Bu dönemde, Aristoteles sadece İskender'e değil, Filip'in diğer çocuklarına da eğitim verdi. Bu sayede Makedonya sarayı ile yakın ilişkiler kurdu ve felsefi çalışmalarını finanse edecek maddi imkanlara kavuştu. Ayrıca, İskender'in seferleri sırasında toplanan devasa miktarda kitap ve papirüsten oluşan bir kütüphaneye erişim imkanı buldu. Bu kütüphane, Aristoteles'in biyoloji, botanik ve zooloji gibi alanlarda yaptığı araştırmalar için paha biçilemez bir kaynak oldu.

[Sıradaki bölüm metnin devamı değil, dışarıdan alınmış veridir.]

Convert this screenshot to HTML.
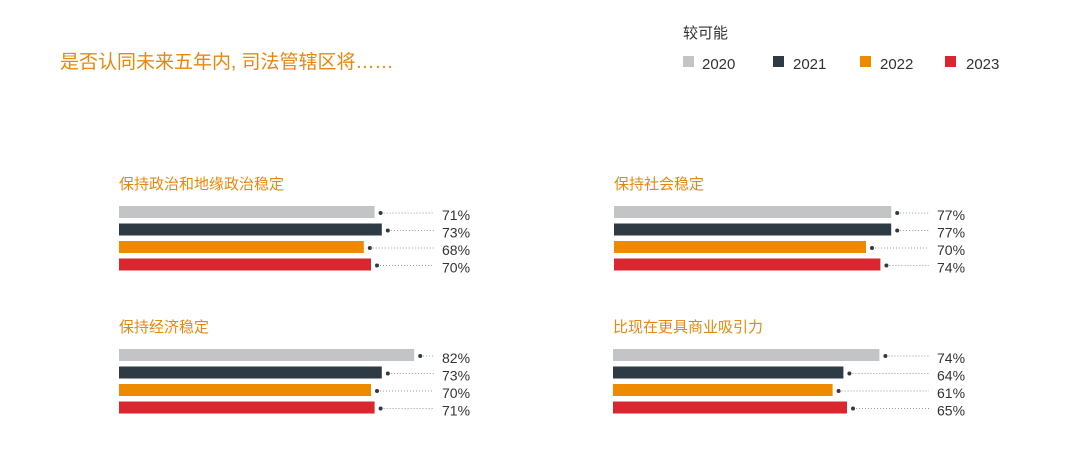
<!DOCTYPE html>
<html><head><meta charset="utf-8"><style>
body{margin:0;background:#fff;width:1088px;height:452px;overflow:hidden;font-family:"Liberation Sans","Noto Sans CJK SC",sans-serif}
</style></head><body>
<svg width="1088" height="452" xmlns="http://www.w3.org/2000/svg" font-family="Liberation Sans, Noto Sans CJK SC, sans-serif">
<text x="60" y="68" font-size="19" fill="#e8870e">是否认同未来五年内, 司法管辖区将……</text>
<text x="683" y="38" font-size="15" fill="#333">较可能</text>
<rect x="683" y="56" width="11" height="11" fill="#c2c4c6"/><text x="702" y="69" font-size="15" fill="#333">2020</text>
<rect x="773" y="56" width="11" height="11" fill="#2e3b45"/><text x="793" y="69" font-size="15" fill="#333">2021</text>
<rect x="860" y="56" width="11" height="11" fill="#ee8a00"/><text x="880" y="69" font-size="15" fill="#333">2022</text>
<rect x="945" y="56" width="11" height="11" fill="#d9262f"/><text x="966" y="69" font-size="15" fill="#333">2023</text>
<g id="panels"></g>
</svg>
<script>
const cols=["#c2c4c6","#2e3b45","#ee8a00","#d9262f"];
const P=[
{x:119,ty:189,by:206,lx:442,t:"保持政治和地缘政治稳定",v:[71,73,68,70]},
{x:614,ty:189,by:206,lx:937,t:"保持社会稳定",v:[77,77,70,74]},
{x:119,ty:332,by:349,lx:442,t:"保持经济稳定",v:[82,73,70,71]},
{x:613,ty:332,by:349,lx:937,t:"比现在更具商业吸引力",v:[74,64,61,65]}];
let s="";
for(const p of P){
s+=`<text x="${p.x}" y="${p.ty}" font-size="15" fill="#e8870e">${p.t}</text>`;
p.v.forEach((v,i)=>{const y=p.by+i*17.5,w=v*3.6,cy=y+6;
s+=`<rect x="${p.x}" y="${y}" width="${w}" height="12" fill="${cols[i]}"/>`;
s+=`<circle cx="${p.x+w+6}" cy="${cy+1}" r="2" fill="#2e3b45"/>`;
s+=`<line x1="${p.x+w+9}" y1="${cy+1}" x2="${p.lx-8}" y2="${cy+1}" stroke="#999" stroke-width="1" stroke-dasharray="1,2"/>`;
s+=`<text x="${p.lx}" y="${cy+8}" font-size="14" fill="#333">${v}%</text>`;});
}
document.getElementById("panels").innerHTML=s;
</script>
</body></html>
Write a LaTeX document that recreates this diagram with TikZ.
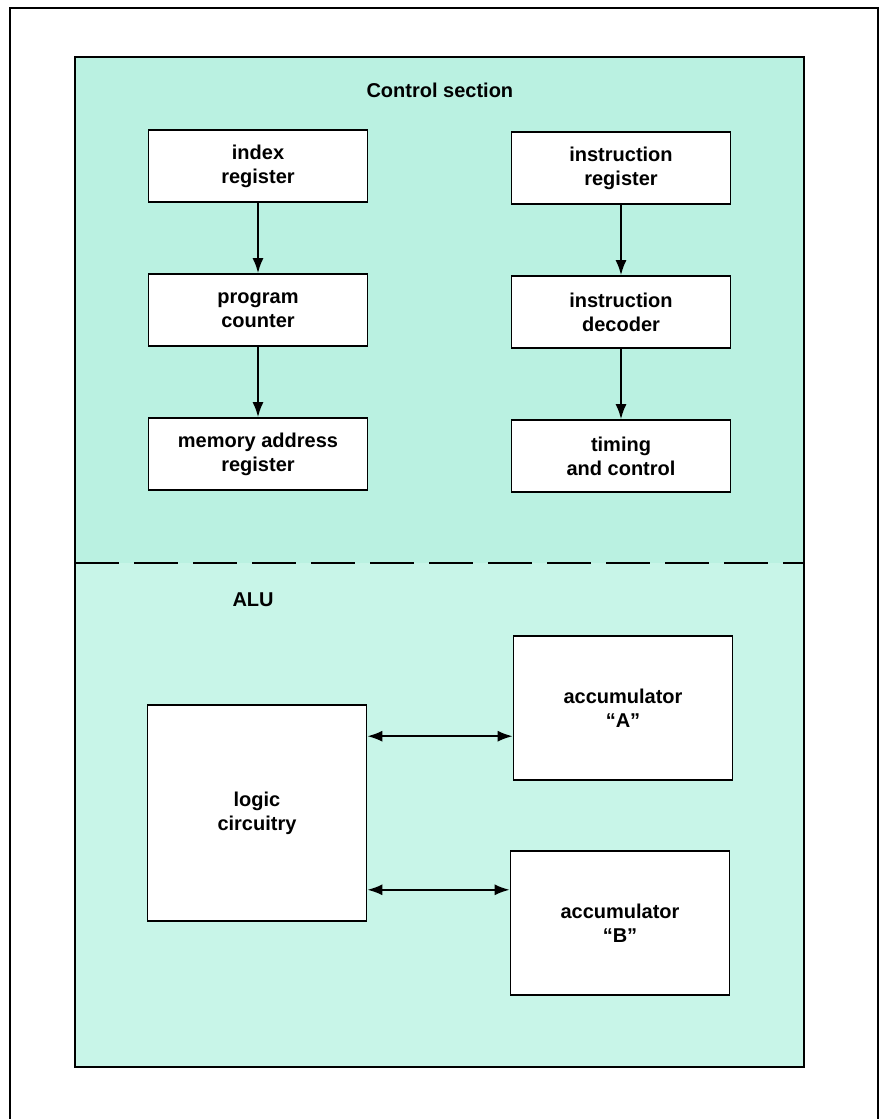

Ancak bu yakın ilişki, Aristo'nun Atina'da siyasi açıdan zor bir duruma düşürdü. Atinalılar Makedonları kendilerinden aşağı bir toplum olarak görüyorlardı. Büyük İskender'in ölümüyle birlikte tüm bu siyasi gerginlik bir daha gün yüzüne çıktı ve o zamanlar çoktan Atina'ya dönmüş olan Aristo aynı Sokrates gibi din düşmanlığıyla suçlandı. Bu o zamanlar en iyi karalama yöntemlerinden biriydi. Neyse ki o Sokrates gibi bir "demokrasi şehidi" olmayı düşünmüyordu ve bu sebeplerden dolayı Atina'dan ayrılmaya karar verdi. Bu sürgünün daha ilk yılında doğal yollardan vefat etti.
Yazımı Aristo'nun en sevdiğim sözlerinden biriyle bitirmek isterim.
Kimilerinin gerçekten özgür olabilmesi için ötekilerinin köle olması gerekir.